You Can’t Afford Time
Let me tell you a story: in a brief stint as a lowly promo editor years ago, it was my job to put together short teasers for the evening’s programming. As editing training, it was brilliant, as it taught brevity, timing, rhythm, and, not least, finding the right material. HOWever. In order to create a package I needed access to that material. I would regularly walk upstairs to visit the news desk. There, I would log in to one system to find recent stories and export them. Then, if I needed other material, I would go to a manned news archive desk and ask for the right tapes. Then, I would visit the program archive to get the material for older entertainment programs and sometimes visit QA to get the live on-tape entertainment stuff that just came in for the same day. And then, because my Final Cut Station was not on the network, I had to ingest it all before editing. And here is the kicker: This is still happening in a lot of places today! You are paying skilled editors to walk, to wait, to search, to export, to import, in short, to spend a lot of time before they can do their actual job. Why?
How I recall working as an editor.
You Can‘t Afford Manual
I won’t tell the story again. But Jesus wept there are too many tape robots still around clogging up people’s lives. And it goes beyond the hoofing around to get material - there are still places that, for reasons unknown, still have not taken at least the obvious shortcut of automating even low-hanging fruit. Logging is the most glaring example of all. You are paying skilled journalists to manually log and tag material in order to have any chance whatsoever of finding it again when this could easily be automated. Why?
Manual logging. The pain is real.
You Can’t Afford CAPEX Gambling
For an industry that collectively goes to Las Vegas once a year and witnesses the inevitability of the house taking everything, broadcasters sure do like to plonk down a huge amount of cash way in advance for technology we cannot possibly know will be useful for the next 7 years. I mean, I get it. Buying a big box that does what you want it to do day in and day out feels safe and secure. But that does not make it smart. It is like buying a container-sized freezer full of TV dinners, safe in the knowledge that you will only eat what you know for the next decade. But here’s the thing: tastes evolve, and so does technology. And you are tying yourself hand, foot, and budgetary process to something you have no guarantee will keep up with the changes when you could be dining out on Opex offerings that are forced to keep you happy all the time. Why?
A meal plan is one thing - a locked-in legacy diet is something else entirely.
You Can’t Afford to Waste Content
This is a big one. You spend tens of millions of dollars or euros or whatever developing an amazing concept, producing it, creating it, editing it, delivering it. You spend hundreds of man hours a week or even a day creating top-level, top-notch news broadcasts. Then, you store this in two, three, or five different locations: in archive, deep archive, or near archive. And you under-tag it so it is almost impossible to find unless you know the guy who did that story about the woman on the bridge last year, and I hope he’s at work so I can ask him what it was called. This is the most criminal waste of resources in our industry today. Creating brilliant content and then not being able to re-use it, re-publish it, re-monetize it. Why?

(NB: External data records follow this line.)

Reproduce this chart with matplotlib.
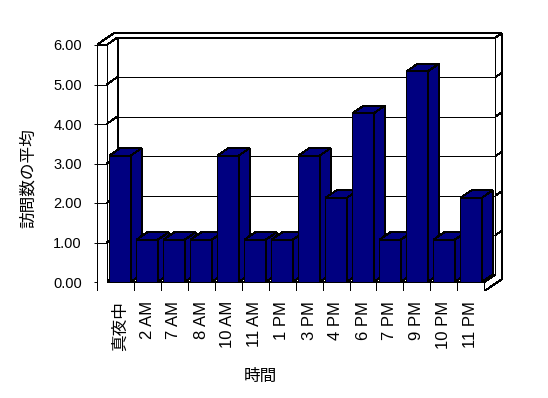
import matplotlib
matplotlib.use("Agg")
import matplotlib.pyplot as plt
from matplotlib.patches import Polygon

plt.rcParams['font.family'] = ['Liberation Sans', 'Noto Sans CJK JP']

# DATA
hours = ['真夜中', '2 AM', '7 AM', '8 AM', '10 AM', '11 AM', '1 PM',
         '3 PM', '4 PM', '6 PM', '7 PM', '9 PM', '10 PM', '11 PM']
avg_visits = [3.2, 1.07, 1.07, 1.07, 3.2, 1.07, 1.07,
              3.2, 2.13, 4.27, 1.07, 5.33, 1.07, 2.13]
y_ticks = [0, 1, 2, 3, 4, 5, 6]

# 3D LOOK (excel style box)
BAR_COLOR = '#000080'
DX = 11 / 27       # depth shift, category units
DY = 7.5 / 39.5    # depth shift, value units
WALL = 10 / 27     # left wall thickness
FLOOR = 9 / 39.5   # floor thickness
BACK = 1.55        # depth of the back side of the back wall
BAR_W = 0.79
LW = 0.7

n = len(hours)
x0, x1 = -0.5, n - 0.5
ytop = y_ticks[-1]


def pt(x, y, d):
    return (x + d * DX, y + d * DY)


def face(ax, pts, fc='white', z=1):
    ax.add_patch(Polygon([pt(*p) for p in pts], closed=True, facecolor=fc,
                         edgecolor='black', linewidth=LW, zorder=z,
                         joinstyle='miter', antialiased=False))


def line3d(ax, a, b, z=2):
    (xa, ya), (xb, yb) = pt(*a), pt(*b)
    ax.plot([xa, xb], [ya, yb], color='black', linewidth=LW, zorder=z,
            solid_capstyle='butt', antialiased=False)


def bar3d(ax, xc, v, z):
    l, r = xc - BAR_W / 2, xc + BAR_W / 2
    face(ax, [(l, 0, 0), (r, 0, 0), (r, v, 0), (l, v, 0)], BAR_COLOR, z)
    face(ax, [(r, 0, 0), (r, 0, 1), (r, v, 1), (r, v, 0)], BAR_COLOR, z)
    face(ax, [(l, v, 0), (r, v, 0), (r, v, 1), (l, v, 1)], BAR_COLOR, z)


fig = plt.figure(figsize=(5.48, 3.98), dpi=100)
W, H = 548, 398
ax = fig.add_axes([96.5 / W, (H - 291) / H, 413.5 / W, 261 / H])
ax.set_xlim(x0 - WALL, x0 + 413.5 / 27 - WALL)
ax.set_ylim(-FLOOR, 261 / 39.5 - FLOOR)
for s in ax.spines.values():
    s.set_visible(False)

# inner faces: back wall, left wall side, floor top
face(ax, [(x0, 0, 1), (x1, 0, 1), (x1, ytop, 1), (x0, ytop, 1)])
face(ax, [(x0, 0, 0), (x0, 0, 1), (x0, ytop, 1), (x0, ytop, 0)])
face(ax, [(x0, 0, 0), (x1, 0, 0), (x1, 0, 1), (x0, 0, 1)])

# outer faces of the walls and floor
xl = x0 - WALL
face(ax, [(xl, -FLOOR, 0), (x1, -FLOOR, 0), (x1, 0, 0), (x0, 0, 0),
          (x0, ytop, 0), (xl, ytop, 0)])
face(ax, [(xl, ytop, 0), (x0, ytop, 0), (x0, ytop, 1), (x1, ytop, 1),
          (x1, ytop, BACK), (xl, ytop, BACK)])
face(ax, [(x1, -FLOOR, 0), (x1, -FLOOR, BACK), (x1, ytop, BACK),
          (x1, ytop, 1), (x1, 0, 1), (x1, 0, 0)])

# gridlines and ticks
for yv in y_ticks[1:-1]:
    line3d(ax, (x0, yv, 1), (x1, yv, 1))
    line3d(ax, (x0, yv, 0), (x0, yv, 1))
    line3d(ax, (xl, yv, 0), (x0, yv, 0))
    line3d(ax, (x1, yv, 1), (x1, yv, BACK))
for k in range(n - 1):
    line3d(ax, (k + 0.5, -FLOOR, 0), (k + 0.5, 0, 0))

# bars, left to right so each front hides the previous side
for k, v in enumerate(avg_visits):
    bar3d(ax, k, v, 5 + k)

ax.set_yticks(y_ticks)
ax.set_yticklabels(['%.2f' % t for t in y_ticks], fontsize=10.5)
ax.tick_params(axis='y', length=2.5, width=LW, pad=8)
ax.set_xticks(range(n))
ax.set_xticklabels(hours, rotation=90, fontsize=12)
ax.tick_params(axis='x', length=0, pad=7)

ax.text(-0.1657, 0.433, '訪問数の平均', transform=ax.transAxes, rotation=90,
        ha='center', va='center', fontsize=12)
ax.text(0.397, -0.3276, '時間', transform=ax.transAxes,
        ha='center', va='center', fontsize=12)

fig.savefig('out.png', dpi=100)
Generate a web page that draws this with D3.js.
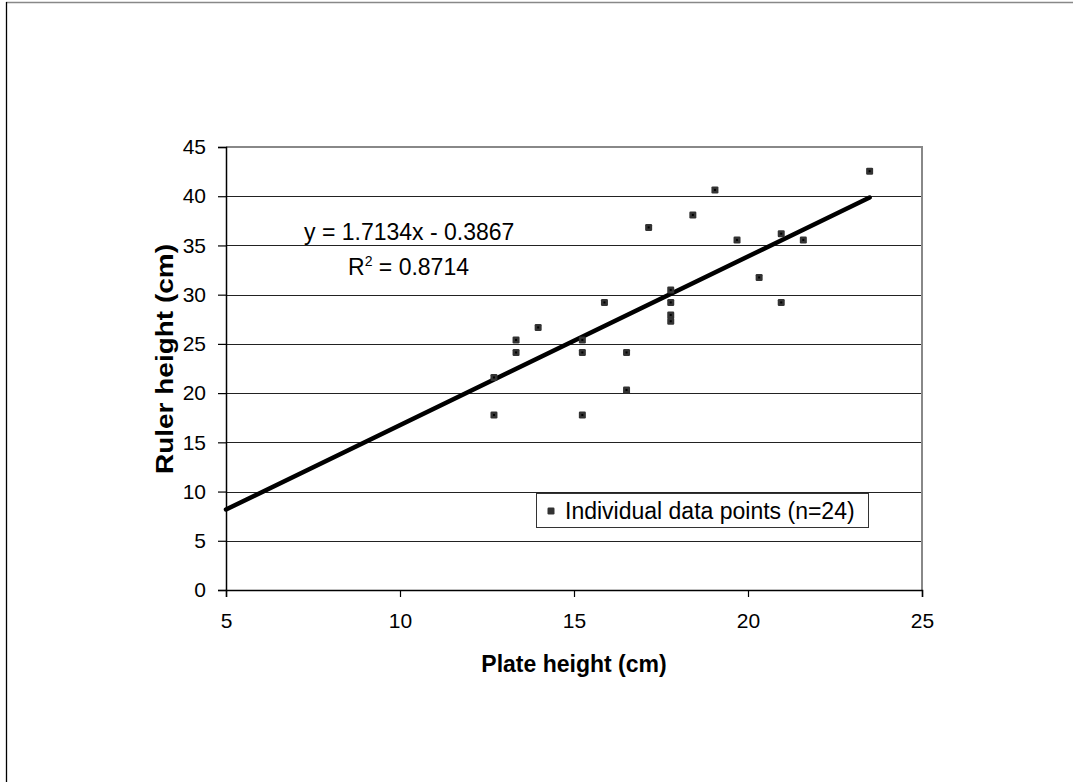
<!DOCTYPE html>
<html>
<head>
<meta charset="utf-8">
<script src="https://cdn.jsdelivr.net/npm/d3@7"></script>
<style>
  html, body { margin: 0; padding: 0; background: #fff; }
  svg { display: block; font-family: "Liberation Sans", Arial, sans-serif; }
</style>
</head>
<body>
<svg id="chart" width="1073" height="782"></svg>
<script>
// Data (plate height vs ruler height, cm)
const plateHeight = [12.7, 12.7, 13.335, 13.335, 13.97, 15.24, 15.24, 15.24, 15.875, 16.51, 16.51, 17.145,
                     17.78, 17.78, 17.78, 17.78, 18.415, 19.05, 19.685, 20.32, 20.955, 20.955, 21.59, 23.495];
const rulerHeight = [21.59, 17.78, 25.4, 24.13, 26.67, 25.4, 24.13, 17.78, 29.21, 24.13, 20.32, 36.83,
                     30.48, 29.21, 27.94, 27.305, 38.1, 40.64, 35.56, 31.75, 36.195, 29.21, 35.56, 42.545];
const slope = 1.7134, intercept = -0.3867, r2 = 0.8714;
const xTicks = [5, 10, 15, 20, 25];
const yTicks = [0, 5, 10, 15, 20, 25, 30, 35, 40, 45];
const xTitle = "Plate height (cm)";
const yTitle = "Ruler height (cm)";
const legendLabel = "Individual data points (n=24)";

const svg = d3.select("#chart");
const x = d3.scaleLinear().domain([5, 25]).range([226, 922]);
const y = d3.scaleLinear().domain([0, 45]).range([590, 147]);

// outer chart border
svg.append("line").attr("x1", 6).attr("x2", 1073).attr("y1", 2.5).attr("y2", 2.5)
  .attr("stroke", "#888").attr("stroke-width", 1.5);
svg.append("line").attr("x1", 6.5).attr("x2", 6.5).attr("y1", 2).attr("y2", 782)
  .attr("stroke", "#000").attr("stroke-width", 1.3);

// gridlines
svg.append("g").selectAll("line").data(yTicks.filter(d => d > 0 && d < 45)).join("line")
  .attr("x1", x(5)).attr("x2", x(25))
  .attr("y1", d => Math.round(y(d)) + 0.5).attr("y2", d => Math.round(y(d)) + 0.5)
  .attr("stroke", "#222").attr("stroke-width", 1);

// plot area border (top & right)
svg.append("path")
  .attr("d", `M${x(5)},${y(45)}H${x(25)}V${y(0)}`)
  .attr("fill", "none").attr("stroke", "#888").attr("stroke-width", 2);

// axes
const fs = 21;
const yAxis = svg.append("g").attr("transform", `translate(${x(5)},0)`)
  .call(d3.axisLeft(y).tickValues(yTicks).tickSize(8).tickPadding(12).tickFormat(d3.format("d")));
const xAxis = svg.append("g").attr("transform", `translate(0,${y(0)})`)
  .call(d3.axisBottom(x).tickValues(xTicks).tickSize(7).tickPadding(16).tickFormat(d3.format("d")));
[yAxis, xAxis].forEach(g => {
  g.select(".domain").attr("stroke", "#000").attr("stroke-width", 1.5);
  g.selectAll(".tick line").attr("stroke", "#000").attr("stroke-width", 1.2);
  g.selectAll("text").attr("font-size", fs).attr("fill", "#000")
    .attr("font-family", "'Liberation Sans', Arial, sans-serif");
});

// trend line
const line = d3.line().x(d => x(d)).y(d => y(slope * d + intercept));
svg.append("path").datum([5, d3.max(plateHeight)])
  .attr("d", line).attr("fill", "none").attr("stroke", "#000")
  .attr("stroke-width", 4.5).attr("stroke-linecap", "round");

// points
const pts = plateHeight.map((v, i) => [v, rulerHeight[i]]);
const g = svg.append("g");
g.selectAll("rect.m").data(pts).join("rect").attr("class", "m")
  .attr("x", d => x(d[0]) - 3.5).attr("y", d => y(d[1]) - 3.5)
  .attr("width", 7).attr("height", 7).attr("rx", 1.2)
  .attr("fill", "#333");
g.selectAll("rect.c").data(pts).join("rect").attr("class", "c")
  .attr("x", d => x(d[0]) - 1).attr("y", d => y(d[1]) - 1)
  .attr("width", 2).attr("height", 2).attr("fill", "#000");

// equation text
svg.append("text").attr("x", 304).attr("y", 240).attr("font-size", 23)
  .text(`y = ${slope}x - ${Math.abs(intercept)}`);
const rt = svg.append("text").attr("x", 348).attr("y", 275).attr("font-size", 23);
rt.append("tspan").text("R");
rt.append("tspan").attr("font-size", 14).attr("dy", -9).text("2");
rt.append("tspan").attr("dy", 9).text(` = ${r2}`);

// axis titles
svg.append("text").attr("x", 574).attr("y", 672).attr("text-anchor", "middle")
  .attr("font-size", 23).attr("font-weight", "bold").text(xTitle);
svg.append("text").attr("transform", "translate(173,359) rotate(-90)")
  .attr("text-anchor", "middle").attr("font-size", 23).attr("font-weight", "bold")
  .attr("textLength", 230).attr("lengthAdjust", "spacingAndGlyphs").text(yTitle);

// legend
const lg = svg.append("g");
lg.append("rect").attr("x", 536.5).attr("y", 493.5).attr("width", 332).attr("height", 34)
  .attr("fill", "#fff").attr("stroke", "#333").attr("stroke-width", 1);
lg.append("rect").attr("x", 551 - 3.5).attr("y", 511 - 3.5).attr("width", 7).attr("height", 7)
  .attr("rx", 1.2).attr("fill", "#333");
lg.append("text").attr("x", 565).attr("y", 519).attr("font-size", 23).text(legendLabel);
</script>
</body>
</html>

I know it’s here somewhere.
But there are three things you absolutely CAN afford - if you stop wasting money.
You Can Afford Great Technology
Of course, I would say this, but great technology allows you to be more efficient. It allows you to produce more in less time. It removes black holes of time like manual processes, tagging, and poor searching. It removes bottlenecks and dead-end workflows. It creates access and helps you find what you need and use it efficiently without actually needing to pay attention to the tech itself. And truly great technology saves money in the long run so you can spend more on talent and on content.

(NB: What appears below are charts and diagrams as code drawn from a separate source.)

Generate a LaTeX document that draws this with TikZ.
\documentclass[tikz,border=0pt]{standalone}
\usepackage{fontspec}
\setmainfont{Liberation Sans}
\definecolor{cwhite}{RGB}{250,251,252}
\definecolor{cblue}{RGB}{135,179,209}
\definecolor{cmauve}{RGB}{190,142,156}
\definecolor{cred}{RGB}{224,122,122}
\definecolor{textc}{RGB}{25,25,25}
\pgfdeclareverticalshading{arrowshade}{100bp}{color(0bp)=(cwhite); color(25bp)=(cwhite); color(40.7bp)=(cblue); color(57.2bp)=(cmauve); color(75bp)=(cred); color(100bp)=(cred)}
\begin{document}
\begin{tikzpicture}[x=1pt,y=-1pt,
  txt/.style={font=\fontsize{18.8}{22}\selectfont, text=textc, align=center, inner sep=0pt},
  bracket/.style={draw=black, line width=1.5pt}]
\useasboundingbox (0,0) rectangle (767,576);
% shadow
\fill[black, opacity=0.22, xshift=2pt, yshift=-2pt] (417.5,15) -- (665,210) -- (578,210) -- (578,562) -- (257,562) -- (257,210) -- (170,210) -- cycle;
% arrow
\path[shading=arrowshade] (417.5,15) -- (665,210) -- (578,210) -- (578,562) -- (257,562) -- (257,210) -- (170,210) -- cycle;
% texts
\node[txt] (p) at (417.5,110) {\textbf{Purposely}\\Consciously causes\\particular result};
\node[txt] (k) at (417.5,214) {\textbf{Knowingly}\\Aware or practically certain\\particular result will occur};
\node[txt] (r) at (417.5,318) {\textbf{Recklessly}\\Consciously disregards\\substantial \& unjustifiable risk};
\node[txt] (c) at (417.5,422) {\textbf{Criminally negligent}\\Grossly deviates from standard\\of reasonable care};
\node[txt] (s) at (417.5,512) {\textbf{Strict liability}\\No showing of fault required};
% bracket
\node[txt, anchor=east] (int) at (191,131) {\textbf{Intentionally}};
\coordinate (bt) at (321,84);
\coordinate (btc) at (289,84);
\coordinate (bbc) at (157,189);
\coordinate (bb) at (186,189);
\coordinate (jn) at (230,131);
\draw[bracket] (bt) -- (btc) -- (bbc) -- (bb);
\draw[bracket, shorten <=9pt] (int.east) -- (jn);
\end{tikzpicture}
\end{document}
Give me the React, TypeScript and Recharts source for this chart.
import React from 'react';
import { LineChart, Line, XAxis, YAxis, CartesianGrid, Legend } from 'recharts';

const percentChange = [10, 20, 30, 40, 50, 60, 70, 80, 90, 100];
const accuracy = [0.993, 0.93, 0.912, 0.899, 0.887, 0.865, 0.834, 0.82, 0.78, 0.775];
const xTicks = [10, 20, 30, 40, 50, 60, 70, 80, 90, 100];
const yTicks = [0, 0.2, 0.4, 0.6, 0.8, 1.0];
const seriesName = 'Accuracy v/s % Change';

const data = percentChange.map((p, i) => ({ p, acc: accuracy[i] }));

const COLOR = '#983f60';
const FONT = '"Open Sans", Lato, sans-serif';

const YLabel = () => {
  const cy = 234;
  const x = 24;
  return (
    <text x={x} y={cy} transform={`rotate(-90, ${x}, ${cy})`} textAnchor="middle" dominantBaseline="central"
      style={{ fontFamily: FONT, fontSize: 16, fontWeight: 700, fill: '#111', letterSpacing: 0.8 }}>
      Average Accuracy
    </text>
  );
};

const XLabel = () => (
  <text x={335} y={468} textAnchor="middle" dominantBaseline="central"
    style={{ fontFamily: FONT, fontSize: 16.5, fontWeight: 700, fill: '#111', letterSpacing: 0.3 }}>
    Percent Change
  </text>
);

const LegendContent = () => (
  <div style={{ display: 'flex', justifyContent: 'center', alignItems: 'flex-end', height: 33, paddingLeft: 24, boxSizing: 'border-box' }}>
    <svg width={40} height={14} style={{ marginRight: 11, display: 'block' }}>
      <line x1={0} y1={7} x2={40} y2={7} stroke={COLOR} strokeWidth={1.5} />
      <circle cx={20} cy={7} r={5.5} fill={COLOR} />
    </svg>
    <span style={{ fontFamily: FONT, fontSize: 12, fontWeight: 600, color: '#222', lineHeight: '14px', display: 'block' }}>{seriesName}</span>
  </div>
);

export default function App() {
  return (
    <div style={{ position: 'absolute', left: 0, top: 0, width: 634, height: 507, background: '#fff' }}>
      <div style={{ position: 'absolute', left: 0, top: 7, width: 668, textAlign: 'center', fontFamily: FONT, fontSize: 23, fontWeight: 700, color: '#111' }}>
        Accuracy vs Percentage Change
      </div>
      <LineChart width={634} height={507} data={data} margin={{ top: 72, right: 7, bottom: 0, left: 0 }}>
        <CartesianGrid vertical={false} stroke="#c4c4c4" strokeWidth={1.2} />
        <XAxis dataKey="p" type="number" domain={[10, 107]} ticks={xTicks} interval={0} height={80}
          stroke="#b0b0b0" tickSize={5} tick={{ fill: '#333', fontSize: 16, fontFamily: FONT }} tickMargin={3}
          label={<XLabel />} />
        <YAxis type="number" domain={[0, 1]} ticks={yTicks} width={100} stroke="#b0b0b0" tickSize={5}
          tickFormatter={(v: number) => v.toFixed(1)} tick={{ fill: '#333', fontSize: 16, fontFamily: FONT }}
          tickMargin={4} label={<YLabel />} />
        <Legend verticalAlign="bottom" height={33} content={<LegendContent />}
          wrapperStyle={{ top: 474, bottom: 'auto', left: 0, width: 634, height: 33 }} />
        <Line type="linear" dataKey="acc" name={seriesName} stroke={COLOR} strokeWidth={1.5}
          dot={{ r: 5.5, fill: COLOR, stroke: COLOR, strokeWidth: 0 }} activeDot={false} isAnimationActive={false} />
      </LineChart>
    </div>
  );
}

You Can Afford Great People
Efficiency does not mean losing talent, it means protecting talent. Let your editors and journalists be editors and journalists instead of stair masters, wait-masters, or manual labor masters. Empower them and train them to use the latest technology, stay ahead of their game, and stay better and more brilliant than the competition. Because, despite literally hundreds of Gen AI video tools flooding our feeds with weird gymnastics videos and photoreal jungle scenes, the most impressive, talented creatives still make the most touching, most epic, and most memorable content.

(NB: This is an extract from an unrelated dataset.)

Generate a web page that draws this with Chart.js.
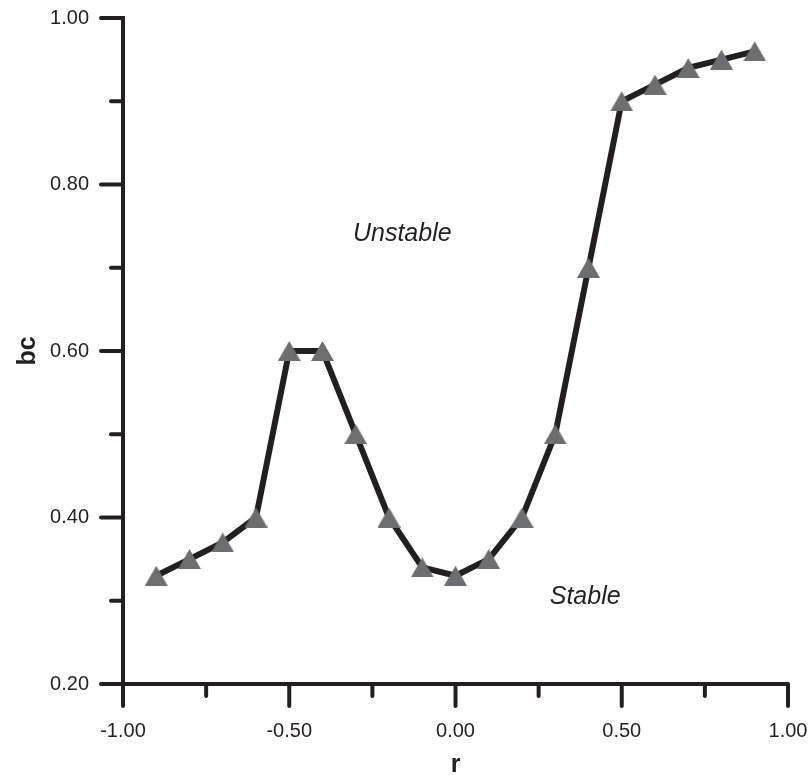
<!DOCTYPE html>
<html>
<head>
<meta charset="utf-8">
<title>bc vs r</title>
<script src="https://cdn.jsdelivr.net/npm/chart.js@4.4.1/dist/chart.umd.min.js"></script>
<style>
	html, body { margin: 0; padding: 0; background: #fff; }
	#wrap { width: 810px; height: 775px; }
</style>
</head>
<body>
<div id="wrap"><canvas id="bc-chart" width="810" height="775"></canvas></div>
<script>
// data
const r_values = [-0.9, -0.8, -0.7, -0.6, -0.5, -0.4, -0.3, -0.2, -0.1, 0.0,
	0.1, 0.2, 0.3, 0.4, 0.5, 0.6, 0.7, 0.8, 0.9];
const bc_values = [0.33, 0.35, 0.37, 0.40, 0.60, 0.60, 0.50, 0.40, 0.34, 0.33,
	0.35, 0.40, 0.50, 0.70, 0.90, 0.92, 0.94, 0.95, 0.96];

const x_range = [-1.0, 1.0];
const y_range = [0.2, 1.0];
const x_step = 0.25;   // every other tick is labelled
const y_step = 0.1;

const region_labels = ['Unstable', 'Stable'];
const region_r = [-0.16, 0.39];
const region_bc = [0.74, 0.305];

const ink = '#231f20';
const marker_grey = '#6d6e71';
const font_family = '"Liberation Sans", Arial, Helvetica, sans-serif';

function isMajor(value, step) {
	let n = Math.round(value / step);
	return n % 2 === 0;
}

// keep the label overflow from pushing the plot area in
function noOverflow(scale) {
	scale.paddingLeft = 0;
	scale.paddingRight = 0;
	scale.paddingTop = 0;
	scale.paddingBottom = 0;
}

// triangle marker centred on its bounding box, like the original plot
function triangleMarker(w, h, color) {
	let c = document.createElement('canvas');
	c.width = w;
	c.height = h;
	let g = c.getContext('2d');
	g.fillStyle = color;
	g.beginPath();
	g.moveTo(w / 2, 0);
	g.lineTo(w, h);
	g.lineTo(0, h);
	g.closePath();
	g.fill();
	return c;
}

// tick marks outside the axes, long for labelled ticks, short for the others
const tick_marks_plugin = {
	id: 'tickMarks',
	beforeDatasetsDraw(chart) {
		const ctx = chart.ctx;
		const x = chart.scales.x;
		const y = chart.scales.y;
		const area = chart.chartArea;
		ctx.save();
		ctx.strokeStyle = ink;
		ctx.lineWidth = 4;
		ctx.lineCap = 'round';
		x.ticks.forEach(function(t) {
			let px = x.getPixelForValue(t.value);
			let len = isMajor(t.value, x_step) ? 22 : 12;
			ctx.beginPath();
			ctx.moveTo(px, area.bottom);
			ctx.lineTo(px, area.bottom + len);
			ctx.stroke();
		});
		y.ticks.forEach(function(t) {
			let py = y.getPixelForValue(t.value);
			let len = isMajor(t.value, y_step) ? 22 : 12;
			ctx.beginPath();
			ctx.moveTo(area.left, py);
			ctx.lineTo(area.left - len, py);
			ctx.stroke();
		});
		ctx.restore();
	},
};

const region_labels_plugin = {
	id: 'regionLabels',
	afterDatasetsDraw(chart) {
		const ctx = chart.ctx;
		ctx.save();
		ctx.fillStyle = ink;
		ctx.font = 'italic 25px ' + font_family;
		ctx.textAlign = 'center';
		ctx.textBaseline = 'middle';
		region_labels.forEach(function(label, i) {
			ctx.fillText(label,
				chart.scales.x.getPixelForValue(region_r[i]),
				chart.scales.y.getPixelForValue(region_bc[i]));
		});
		ctx.restore();
	},
};

const bc_chart_options = {
	responsive: false,
	animation: false,
	layout: {
		padding: { top: 18, right: 22, left: 0, bottom: 0 },
	},
	plugins: {
		legend: { display: false },
		tooltip: { enabled: false },
	},
	scales: {
		x: {
			type: 'linear',
			min: x_range[0],
			max: x_range[1],
			afterFit: (scale) => { scale.height = 91; noOverflow(scale); },
			grid: { display: false, drawTicks: true, tickLength: 22 },
			border: { display: true, width: 4, color: ink },
			ticks: {
				stepSize: x_step,
				autoSkip: false,
				maxRotation: 0,
				padding: 13,
				color: ink,
				font: { family: font_family, size: 20 },
				callback: (value) => isMajor(value, x_step) ? value.toFixed(2) : '',
			},
			title: {
				display: true,
				text: 'r',
				color: ink,
				font: { family: font_family, size: 25, weight: 'bold', lineHeight: 0.8 },
				padding: { top: 0, bottom: 0 },
			},
		},
		y: {
			type: 'linear',
			min: y_range[0],
			max: y_range[1],
			afterFit: (scale) => { scale.width = 123; noOverflow(scale); },
			grid: { display: false, drawTicks: true, tickLength: 22 },
			border: { display: true, width: 4, color: ink },
			ticks: {
				stepSize: y_step,
				autoSkip: false,
				padding: 12,
				color: ink,
				font: { family: font_family, size: 20 },
				callback: (value) => isMajor(value, y_step) ? value.toFixed(2) : '',
			},
			title: {
				display: true,
				text: 'bc',
				color: ink,
				font: { family: font_family, size: 25, weight: 'bold', lineHeight: 0.8 },
				padding: { top: 18, bottom: 0 },
			},
		},
	},
};

var bc_chart_ctx = document.getElementById('bc-chart').getContext('2d');
var bc_chart = new Chart(bc_chart_ctx, {
	type: 'line',
	data: {
		datasets: [{
			data: r_values.map((r, i) => ({ x: r, y: bc_values[i] })),
			borderColor: ink,
			borderWidth: 6,
			tension: 0,
			fill: false,
			pointStyle: triangleMarker(23, 20, marker_grey),
			pointRadius: 12,
			pointBackgroundColor: marker_grey,
			pointBorderWidth: 0,
			clip: false,
		}],
	},
	options: bc_chart_options,
	plugins: [tick_marks_plugin, region_labels_plugin],
});
</script>
</body>
</html>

You Can Afford Great Content
Get the best tools. Get the best people. Give them the best source material. Give them access to all of your existing content, no matter where it is or when it is from. Buy rights, and deploy efficient remote teams. If broadcasters and media houses stop creating content beyond everyone else's reach, then the creator economy and the sheer volume of content being created will drown what they do create.
Efficiency in production is a conversation we have to have. But at least let’s agree that there are some things worth spending money on - and some definitely not.